Pouco mais de um minuto depois de chegar, Engelbert e os outros policiais entram na escola e começam uma varredura no primeiro andar antes de subir em direção ao segundo, onde os tiros podem ser nitidamente ouvidos.

·         Policiais matam atirador

Em imagens da câmera corporal do policial Collazo, um agente pode ser ouvido dizendo "tem uma pessoa caída aqui", a quem Collazo responde: "Continue indo". Os policiais então começam a correr por um corredor, passando por uma vítima no chão.

O vídeo mostra que Engelbert encontrou o atirador pela primeira vez depois de dobrar uma esquina em um átrio de onde Hale parecia estar atirando.

Ele dispara quatro tiros contra Hale, que cai no chão. Outros policiais disparam mais quatro tiros e gritam para o atirador parar de se mover.

As armas de Hale são então removidas enquanto ele aparece imóvel em frente à janela do átrio.

O tiroteio ocorreu menos de quatro minutos depois que os policiais chegaram à escola em suas viaturas.

As ações dos policiais — particularmente Engelbert e Collazo — foram elogiadas por salvar a vida de outras vítimas em potencial.

Em entrevista à CBS News, parceira de mídia da BBC nos Estados Unidos, Drake disse que "poderíamos ter tido muito mais baixas do que tivemos".

"Eles responderam imediatamente quando entraram, abordaram e mitigaram o suspeito", acrescentou.

A resposta em Nashville parece contrastar fortemente com as ações da polícia no tiroteio de maio de 2022 na escola Robb Elementary em Uvalde, Texas.

Nesse incidente, a polícia hesitou por 74 minutos, dando ao suspeito mais tempo para matar. Um total de 21 pessoas, incluindo 19 crianças, morreram.

"Eu diria que, em circunstâncias extremas, eles [Engelbert e Collazo] foram além", disse o treinador da polícia Todd McGhee ao jornal local The Tennessean. "Esses primeiros agentes de resposta cumpriram um modelo de reação a um atirador ativo, como deve ser."

 

Ø  A mensagem que atirador de Nashville enviou a ex-colega momentos antes de ataque

 

Averianna Patton é considerada uma das últimas pessoas com as quais o atirador da escola de Nashville, nos EUA, entrou em contato antes do ataque.

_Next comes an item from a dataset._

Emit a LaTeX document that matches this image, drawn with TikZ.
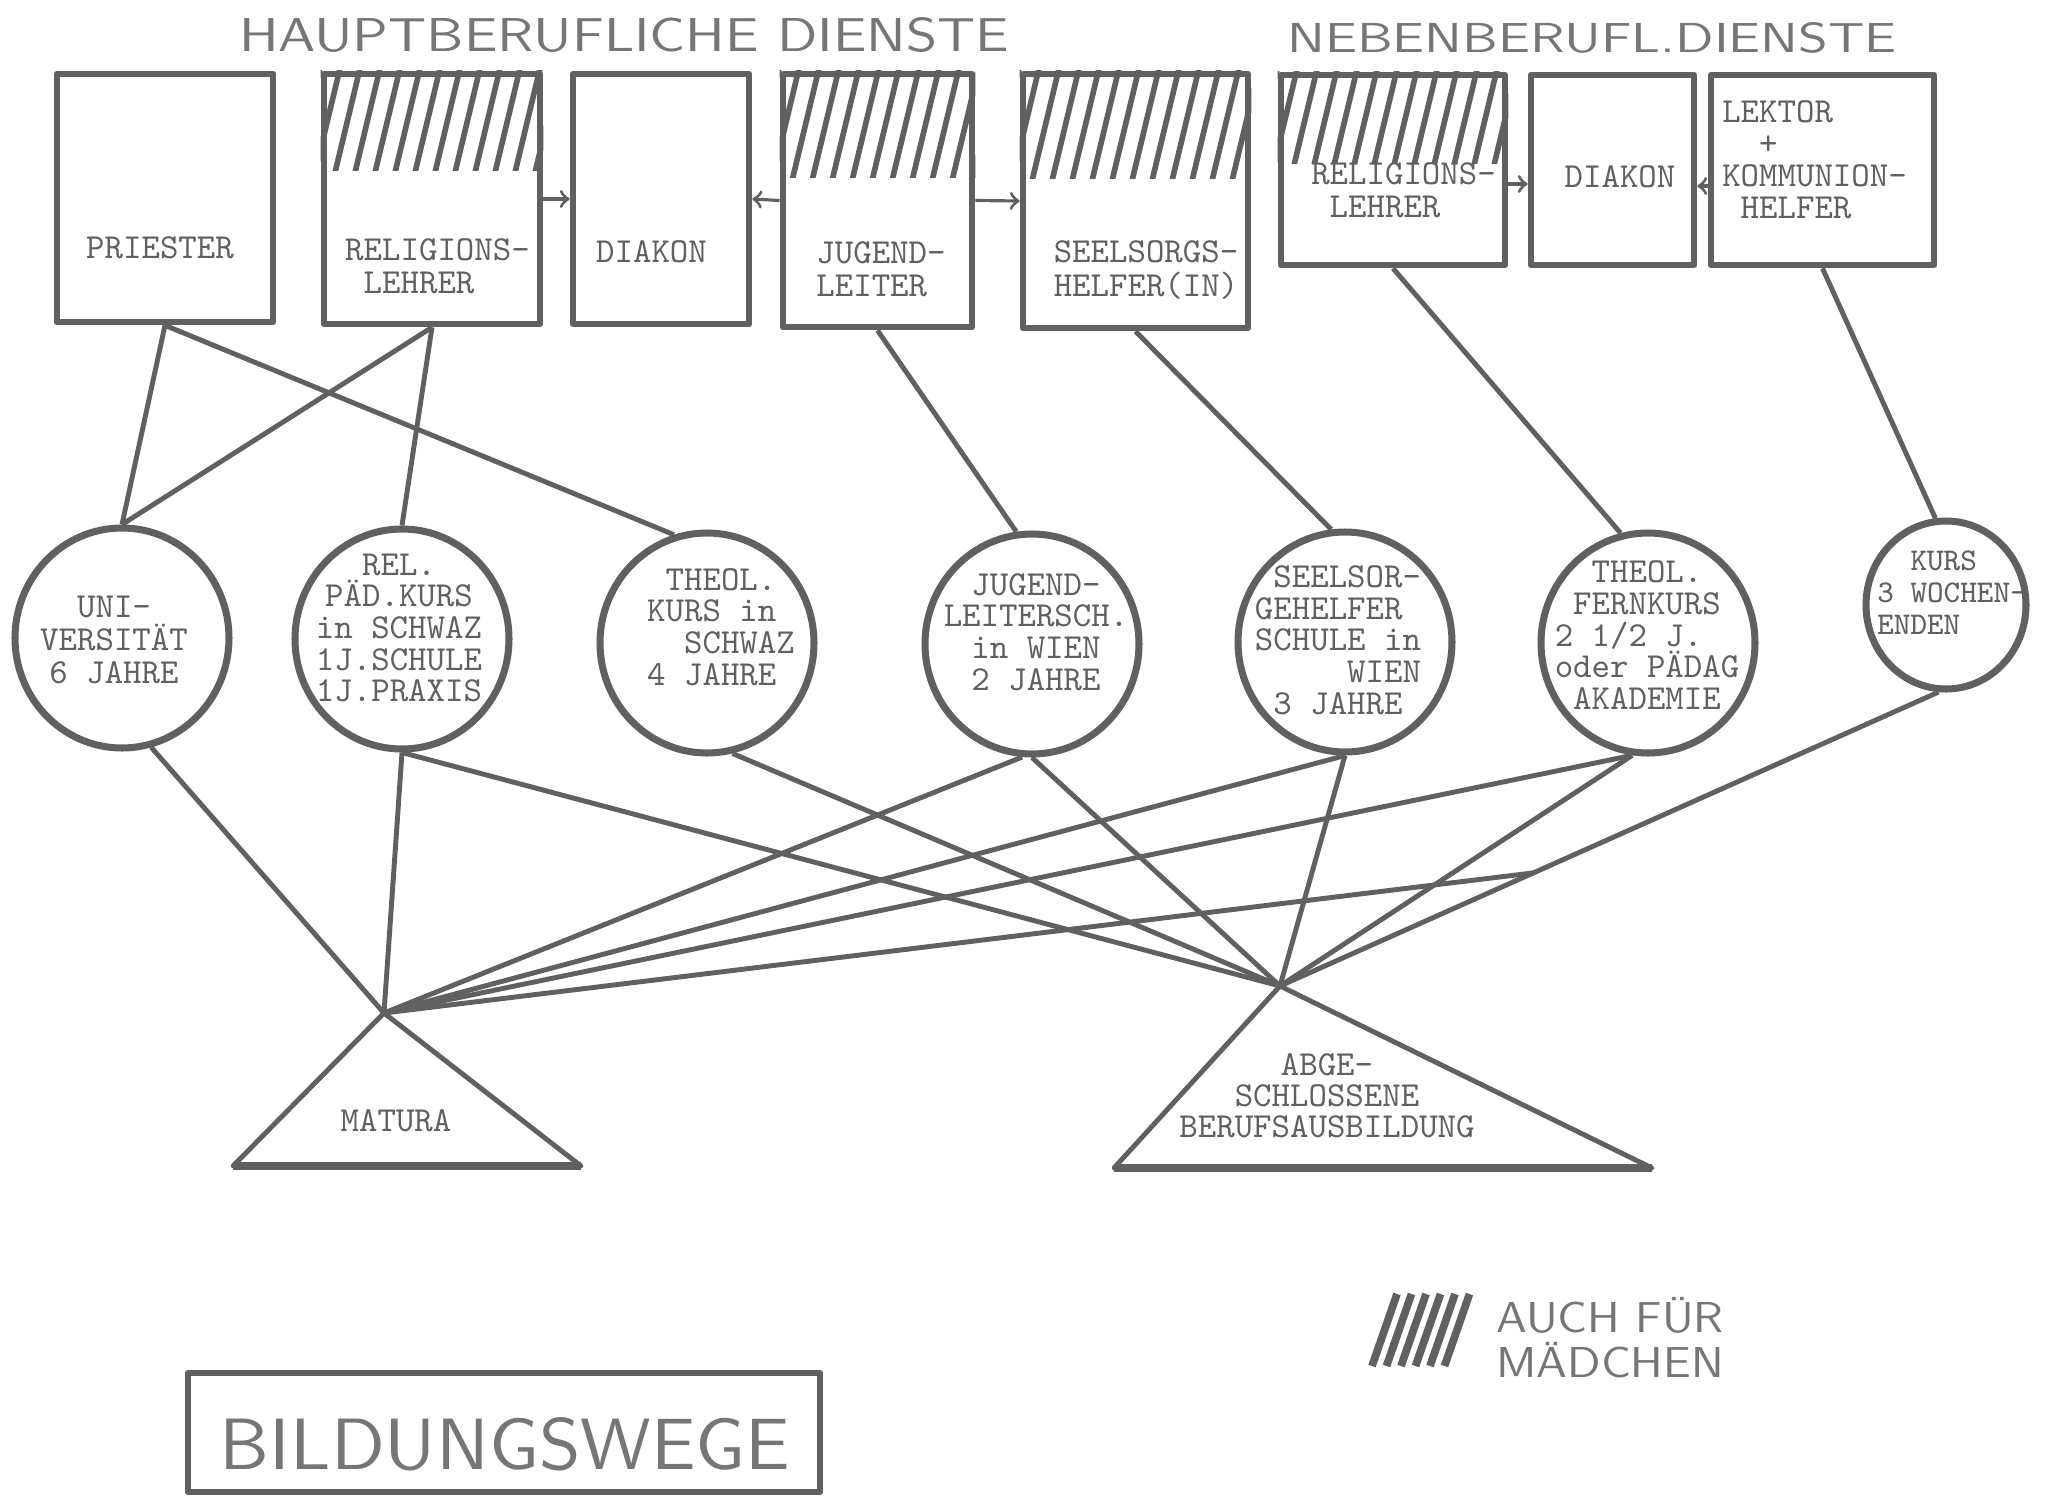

Na manhã de segunda-feira (27/3), Patton recebeu no Instagram uma mensagem de seu ex-colega de classe, que parecia deprimido e desesperado.

"Ele disse que eu o veria no noticiário mais tarde e algo trágico estava para acontecer", conta Patton à BBC News.

Ela ligou imediatamente para a polícia.

"Eu não sei contra o que ele estava lutando... Mas eu sabia que era uma coisa (relacionada à saúde) mental, sabe?", diz Patton.

"Quando recebi a mensagem, algo me disse que eu simplesmente deveria ligar (para a polícia) e ter certeza que estava fazendo tudo o que podia."

Porém, em poucos minutos, Audrey Hale, de 28 anos, atacou a Escola Covenant, onde matou três crianças de nove anos e três funcionários adultos.

"Mais tarde, descobri que aquilo não era uma brincadeira, não era uma piada. Foi (Hale) quem fez aquilo", continua Patton.

"Tem sido muito, mas muito pesado."

Patton relata que a polícia foi à casa dela naquela tarde para revisar as mensagens de Hale.

"Ainda estou tentando entender o que estamos passando e encontrar soluções para evitar que isso aconteça novamente", diz.

Patton, que é uma personalidade da TV local e também atua como influenciadora nas redes sociais, conta que ela e o atirador já foram companheiros de equipe no mesmo time de basquete durante o Ensino Médio.

O suspeito, disse Patton, às vezes parecia "reservado".

O atirador manteve contato com as companheiras de equipe ao longo dos anos e, ocasionalmente, até compareceu a eventos realizados na cidade.

Houve uma confusão inicial sobre a identidade de gênero de Hale — a polícia inicialmente o descreveu como uma mulher cisgênero e, posteriormente, disse que Hale se identificava como um homem transgênero.

Patton acrescenta que viu o atirador pela última vez no início deste mês.

Agora, ela se volta para a mesma questão que atormenta os residentes de Nashville e do resto dos EUA: por que isso aconteceu?

"Eu me pergunto sempre a mesma coisa. Mas acho que nunca saberemos. E sinto muito por isso tudo."

"Eu nunca teria imaginado uma coisa dessas, nem em um milhão de anos."